There’s an old saying that if you love something enough, you’ll set it free, and if it comes back to you, it’s meant to be. This scratches the surface of why God does not always rush in to our rescue.
No one likes to acknowledge that we humans actually a bunch of children, because we are exactly that. We whine when God won’t do things for us, won’t take care of us, won’t kiss our ills, and then we grow furious he won’t let us do whatever we please and live like we want. It’s how all of us behave at one point or another.
And we’re all children from that point from of view.
However, from a different point of view, God loves us like a bride. (You’ll have to dissociate the two elements). In the regard that we are to build a lasting and loving relationship with God, he approaches us, his Bride, in much the same way he wants me to approach my future wife — with freedom.
You see, real love doesn’t commit enslavement. For all we might willingly bind ourselves to our spouses and loved ones, we may not enslave them to that point, else the love is shaky and cannot be trusted. Can I trust a slave who says she loves me? Perhaps she thinks she does. Or loves me because I provide her food, clothing and shelter. Or, most likely, she says that in order to prevent my ire.
But God, in all his many facets and faces, wants to love us first and foremost, and by that token, he wants to see surely that our love for him is free and full in kind. Because of that, He will not rescue you from your every mistake, whisk you away from every tragedy, or keep you from the reality of your existence.
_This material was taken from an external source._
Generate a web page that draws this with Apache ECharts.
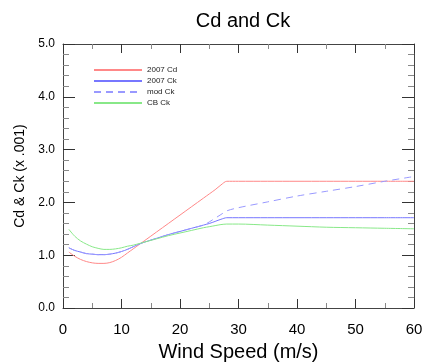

No husband, in however hopeful a mind, could responsibly bottle up his wife away from the world and expect that her continual love remains founded on the belief that she chose him over other suitors, other lovers, other situations. And for however much we pledge eternal love on our wedding days, such words are meaningless against the hard truth that real love requires a daily, hourly, and sometimes moment-to-moment commitment if it is to remain strong, healthy and pervasive.
God chose to keep us free. God chose to love us employing the most powerful tool he had — freedom. By freedom, he validates our choices my making them ours. By love, he comes in from the other side and draws us toward Him with compassion, strength, and the hope of change — the kind of change on inside, the kind you need more than lower taxes or better government programs, an easier life and less stress.
So, if God kept me free, how could I ever ask any differently of my future wife? And that, ladies and gentlemen, is a fine, fine goal.